Faraday to Davies Gilbert   13 May 1830

Royal Institution | May 13th. 1830

Dear Sir

At your request I have been making enquiries that I might be enabled to judge what would be the probable expence of continuing & perfecting the glass experiments at this place[.]

I am induced to suppose that from £ 75 to £ 80 would pay the wages and buy the materials necessary to enable me to ascertain the full value of the process already described in the paper you have made the Bakerian Lecture1 - and that if afterwards it were required to extend the process to plates of glass 18 or 20 inches in diameter £ 100 more would build the furnace - pay wages &c for that purpose[.]

I purposely avoid reading the articles my friends tell me appear in the public prints2[.] But the mere mention of them by others induces me to remind you that the expence incurred by the Sub Committee at the Royal Institution by leave of the Authorities is not above a fourth or a fifth I believe of that incurred by Sir H. Davy and the Committee which he appointed at the outset of the investigation[.]

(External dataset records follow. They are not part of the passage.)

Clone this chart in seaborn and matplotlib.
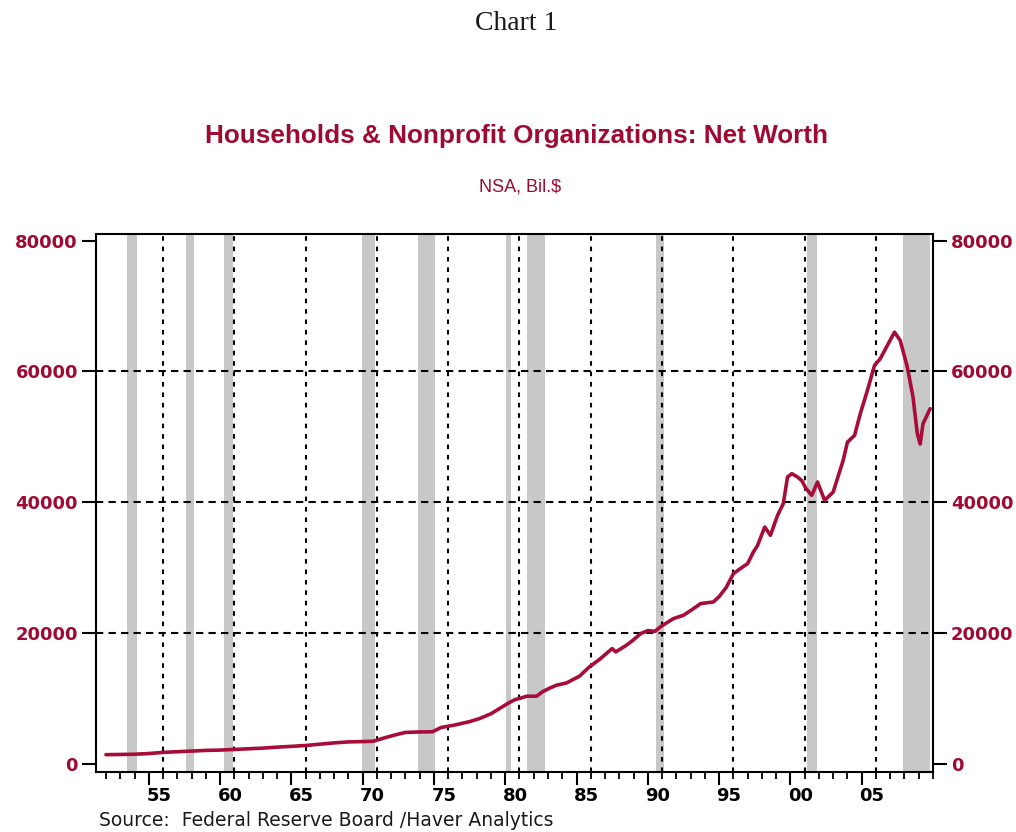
import numpy as np
import pandas as pd
import matplotlib
matplotlib.use('Agg')
import matplotlib.pyplot as plt
import matplotlib.transforms as mtransforms
from matplotlib.ticker import MultipleLocator
import seaborn as sns

# household & nonprofit net worth, Bil.$, decimal years
years = [1952.0, 1953.0, 1954.0, 1955.0, 1956.0, 1957.0, 1958.0, 1959.0, 1960.0, 1961.0,
         1962.0, 1963.0, 1964.0, 1965.0, 1966.0, 1967.0, 1968.0, 1969.0, 1970.0, 1970.75,
         1971.5, 1972.25, 1973.0, 1974.0, 1974.9, 1975.5, 1976.5, 1977.5, 1978.2, 1979.0,
         1979.6, 1980.2, 1980.7, 1981.0, 1981.5, 1982.2, 1982.6, 1983.1, 1983.6, 1984.3,
         1985.2, 1985.9, 1986.6, 1987.2, 1987.5, 1987.75, 1988.5, 1989.0, 1989.5, 1990.0,
         1990.5, 1990.9, 1991.4, 1991.8, 1992.5, 1993.1, 1993.7, 1994.6, 1995.0, 1995.5,
         1996.0, 1996.5, 1997.0, 1997.4, 1997.7, 1998.2, 1998.6, 1999.1, 1999.5, 1999.8,
         2000.1, 2000.5, 2000.8, 2001.1, 2001.5, 2001.9, 2002.4, 2003.0, 2003.7, 2004.0,
         2004.5, 2004.9, 2005.4, 2005.9, 2006.3, 2006.8, 2007.3, 2007.7, 2008.2, 2008.6,
         2008.9, 2009.1, 2009.3, 2009.8]
net_worth = [1450, 1480, 1520, 1620, 1800, 1900, 2000, 2100, 2150, 2250,
             2350, 2450, 2600, 2720, 2850, 3050, 3250, 3400, 3450, 3500,
             4000, 4450, 4850, 4920, 4950, 5600, 6000, 6500, 6970, 7700,
             8500, 9300, 9880, 10030, 10380, 10380, 11040, 11600, 12060, 12410,
             13430, 14860, 15980, 17100, 17660, 17150, 18170, 19000, 19950, 20400,
             20300, 21000, 21700, 22240, 22750, 23600, 24530, 24780, 25600, 27000,
             29100, 29900, 30640, 32400, 33430, 36230, 34960, 38020, 39800, 43870,
             44380, 43870, 43300, 42090, 41070, 43100, 40300, 41570, 46410, 49200,
             50230, 53540, 57100, 60920, 61940, 63970, 66000, 64730, 60660, 56080,
             50490, 48900, 52000, 54300]

# NBER recessions (shaded)
rec_start = [1953.5, 1957.6, 1960.3, 1969.95, 1973.9, 1980.05, 1981.5, 1990.55, 2001.15, 2007.9]
rec_end = [1954.2, 1958.2, 1960.9, 1970.9, 1975.1, 1980.4, 1982.8, 1991.1, 2001.85, 2009.8]

tick_years = [1955, 1960, 1965, 1970, 1975, 1980, 1985, 1990, 1995, 2000, 2005]
tick_labels = ['55', '60', '65', '70', '75', '80', '85', '90', '95', '00', '05']
y_ticks = [0, 20000, 40000, 60000, 80000]
y_labels = ['0', '20000', '40000', '60000', '80000']

RED = '#9E0A32'
LINE_RED = '#A80C38'

sns.set_theme(style='white')
plt.rcParams['font.family'] = ['DejaVu Sans']

df = pd.DataFrame({'year': years, 'net_worth': net_worth})

fig = plt.figure(figsize=(10.16, 8.32), dpi=100)
ax = fig.add_axes([0.0945, 0.0721, 0.8238, 0.6467])

for s, e in zip(rec_start, rec_end):
    ax.axvspan(s, e, color='#C8C8C8', lw=0, zorder=0)

# dashed grid, vertical lines sit one year right of the major ticks
for y in tick_years:
    ax.axvline(y + 1, color='black', lw=1.5, ls=(0, (2.2, 2.8)), zorder=1)
for v in y_ticks[1:-1]:
    ax.axhline(v, color='black', lw=1.5, ls=(0, (3.5, 2.5)), zorder=1)

sns.lineplot(data=df, x='year', y='net_worth', ax=ax, color=LINE_RED,
             lw=2.6, estimator=None, zorder=3)

ax.set_xlim(1951.3, 2010.0)
ax.set_ylim(-1200, 81000)
ax.set_xlabel('')
ax.set_ylabel('')

ax.set_xticks(tick_years, tick_labels)
ax.xaxis.set_minor_locator(MultipleLocator(1))
ax.tick_params(axis='x', which='major', length=9, width=1.5, color='black',
               direction='out', bottom=True, labelsize=13, pad=2)
ax.tick_params(axis='x', which='minor', length=5, width=1.3, color='black',
               direction='out', bottom=True)
for lab in ax.get_xticklabels():
    lab.set_fontweight('bold')
    lab.set_color('black')
    lab.set_transform(lab.get_transform() +
                      mtransforms.ScaledTranslation(0.10, 0, fig.dpi_scale_trans))

ax.set_yticks(y_ticks, y_labels)
ax.tick_params(axis='y', which='major', length=10, width=1.5, color='black',
               direction='out', left=True, right=True, labelleft=True,
               labelright=True, labelsize=13, labelcolor=RED, pad=3)
for t in ax.yaxis.get_major_ticks():
    t.label1.set_fontweight('bold')
    t.label2.set_fontweight('bold')

for sp in ax.spines.values():
    sp.set_visible(True)
    sp.set_color('black')
    sp.set_linewidth(1.5)

fig.text(0.508, 1 - 24 / 832, 'Chart 1', ha='center', va='center',
         fontsize=20, family='Liberation Serif', color='#1a1a1a')
fig.text(0.508, 1 - 136 / 832, 'Households & Nonprofit Organizations: Net Worth',
         ha='center', va='center', fontsize=18.8, fontweight='bold',
         family='Liberation Sans', color=RED)
fig.text(0.512, 1 - 187 / 832, 'NSA, Bil.$', ha='center', va='center',
         fontsize=13, family='Liberation Sans', color=RED)
fig.text(0.097, 1 - 821 / 832, 'Source:  Federal Reserve Board /Haver Analytics',
         ha='left', va='center', fontsize=13.5, color='#1a1a1a')

fig.savefig('out.png', dpi=100)
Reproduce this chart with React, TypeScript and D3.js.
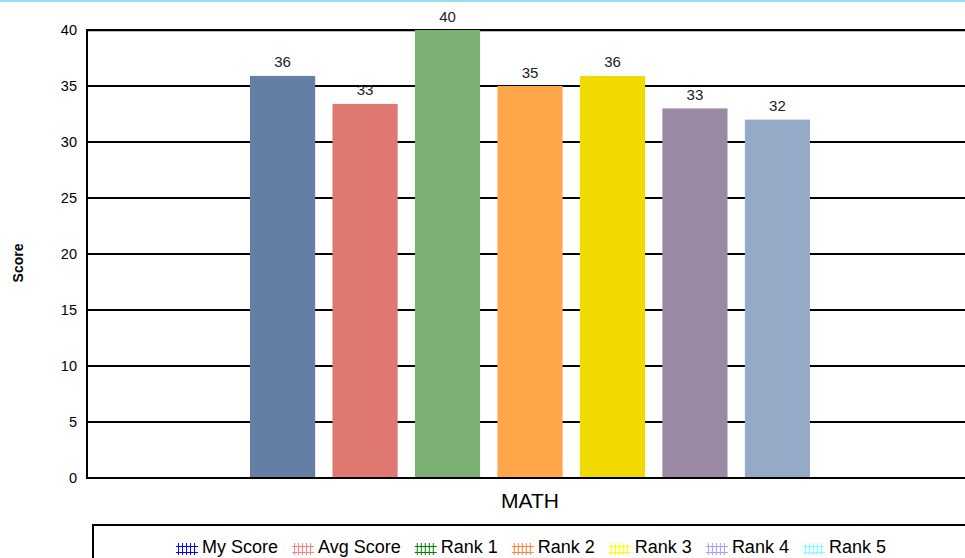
import React from "react";
import * as d3 from "d3";

const categories = ["MATH"];
const seriesNames = ["My Score", "Avg Score", "Rank 1", "Rank 2", "Rank 3", "Rank 4", "Rank 5"];
const seriesValues = [35.9, 33.4, 40, 35, 35.9, 33, 32];
const seriesLabels = ["36", "33", "40", "35", "36", "33", "32"];
const barColors = ["#647EA4", "#E07872", "#7BB173", "#FFA54A", "#F0DA00", "#9C8AA5", "#94AAC6"];
const legendColors = ["#0000FF", "#FF8080", "#008000", "#FF8040", "#FFFF00", "#A0A0FF", "#80FFFF"];
const yTicks = [0, 5, 10, 15, 20, 25, 30, 35, 40];

const W = 965;
const H = 558;
const plotLeft = 87;
const plotTop = 30;
const plotBottom = 478;
const FONT = "Arial, 'Liberation Sans', sans-serif";

function measure(s: string, size: number) {
  const c = document.createElement("canvas").getContext("2d");
  if (!c) return s.length * size * 0.55;
  c.font = `${size}px Arial, 'Liberation Sans', sans-serif`;
  return c.measureText(s).width;
}

export default function App() {
  const y = d3.scaleLinear().domain([0, 40]).range([plotBottom, plotTop]);
  const x = d3.scaleBand<string>().domain(seriesNames).range([250, 810]).paddingInner(0.21).paddingOuter(0);
  const catX = d3.scaleBand<string>().domain(categories).range([250, 810]);

  const legendFont = 18;
  const iconW = 22;
  const textOff = 26;
  const gap = 14;
  const widths = seriesNames.map((n) => measure(n, legendFont));
  const total = widths.reduce((a, w) => a + textOff + w, 0) + gap * (seriesNames.length - 1);
  let cursor = 531 - total / 2;
  const legendPos = widths.map((w) => {
    const x0 = cursor;
    cursor += textOff + w + gap;
    return x0;
  });

  return (
    <svg width={W} height={H} style={{ position: "absolute", left: 0, top: 0, background: "#fff" }} fontFamily={FONT}>
      <rect x={0} y={0} width={W} height={2} fill="#99DDF5" />
      {yTicks.map((t) => (
        <g key={t}>
          <line x1={plotLeft} x2={W} y1={y(t)} y2={y(t)} stroke="#000" strokeWidth={2} />
          <text x={77} y={y(t) + 5} textAnchor="end" fontSize={14.5} fill="#000">
            {t}
          </text>
        </g>
      ))}
      <line x1={plotLeft} x2={W} y1={plotTop + 1.5} y2={plotTop + 1.5} stroke="#bbb" strokeWidth={1} />
      {seriesNames.map((n, i) => (
        <g key={n}>
          <rect x={x(n)} y={y(seriesValues[i])} width={x.bandwidth()} height={plotBottom - y(seriesValues[i])} fill={barColors[i]} />
          <text x={(x(n) as number) + x.bandwidth() / 2} y={y(seriesValues[i]) - 8.5} textAnchor="middle" fontSize={15} fill="#222">
            {seriesLabels[i]}
          </text>
        </g>
      ))}
      <line x1={plotLeft} x2={plotLeft} y1={plotTop - 1} y2={plotBottom + 1} stroke="#000" strokeWidth={2} />
      <line x1={plotLeft} x2={W} y1={plotBottom} y2={plotBottom} stroke="#000" strokeWidth={2} />
      {categories.map((c) => (
        <text
          key={c}
          x={(catX(c) as number) + catX.bandwidth() / 2 - 29}
          y={508}
          fontSize={20}
          textLength={58}
          lengthAdjust="spacingAndGlyphs"
          fill="#000"
        >
          {c}
        </text>
      ))}
      <text transform={`translate(23,263) rotate(-90)`} textAnchor="middle" fontSize={14} fontWeight="bold" fill="#000">
        Score
      </text>
      <rect x={93} y={525} width={W} height={60} fill="none" stroke="#000" strokeWidth={2} />
      {seriesNames.map((n, i) => {
        const lx = legendPos[i];
        const col = legendColors[i];
        return (
          <g key={n}>
            {[0, 1, 2, 3, 4].map((k) => (
              <line key={k} x1={lx + 2.5 + k * 4} x2={lx + 2.5 + k * 4} y1={543} y2={555} stroke={col} strokeWidth={1} />
            ))}
            <line x1={lx} x2={lx + iconW} y1={546.5} y2={546.5} stroke={col} strokeWidth={1} />
            <line x1={lx} x2={lx + iconW} y1={552.5} y2={552.5} stroke={col} strokeWidth={1} />
            <text x={lx + textOff} y={553} fontSize={legendFont} fill="#000">
              {n}
            </text>
          </g>
        );
      })}
    </svg>
  );
}
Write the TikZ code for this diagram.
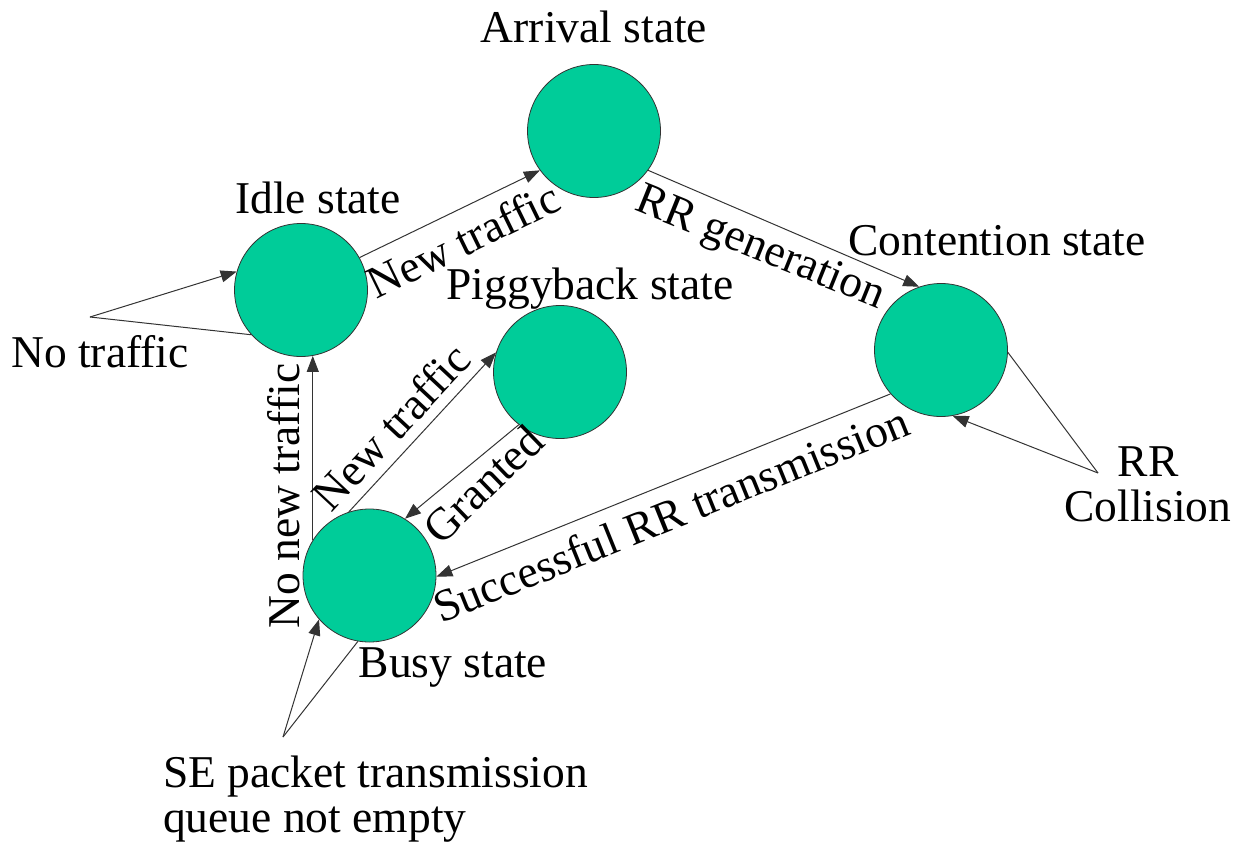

I further wish you most distinctly to understand that I regret I ever allowed myself to be named as one of the Committee. I have had in consequence several years of hard work; all the time that I could spare from necessary duties (and which I wished to devote to original research) [has] been consumed in the experiments and consequently given gratuitously to the public[.] I should be very glad now to follow Mr Herschells example & return to the prosecution of my own views and it is only because I do not like to desert my post at the critical time if you and others think it worth while to keep it filled that I am willing to pursue the experiments further[.]

I am Dear Sir | Your Obliged & faithful Servant | M. Faraday

Davies Gilbert Esq PRS | &c &c &c


Endorsed: Mr. Faraday’s Estimate

Faraday (1830a).
For example James South to Times, 8 May 1830, p.2, col. e where he said that in the course of writing South (1830) he had been surprised to find that the minutes of the glass sub- committee were not in the possession of the Royal Society. This he considered to be scandalous due to the considerable public expenditure incurred during the investigation.

Bibliography

FARADAY, Michael (1830a): “On the manufacture of Glass for optical purposes”, Phil. Trans., 120: 1-57.

SOUTH, James (1830): Charges against the President and Councils of the Royal Society, London.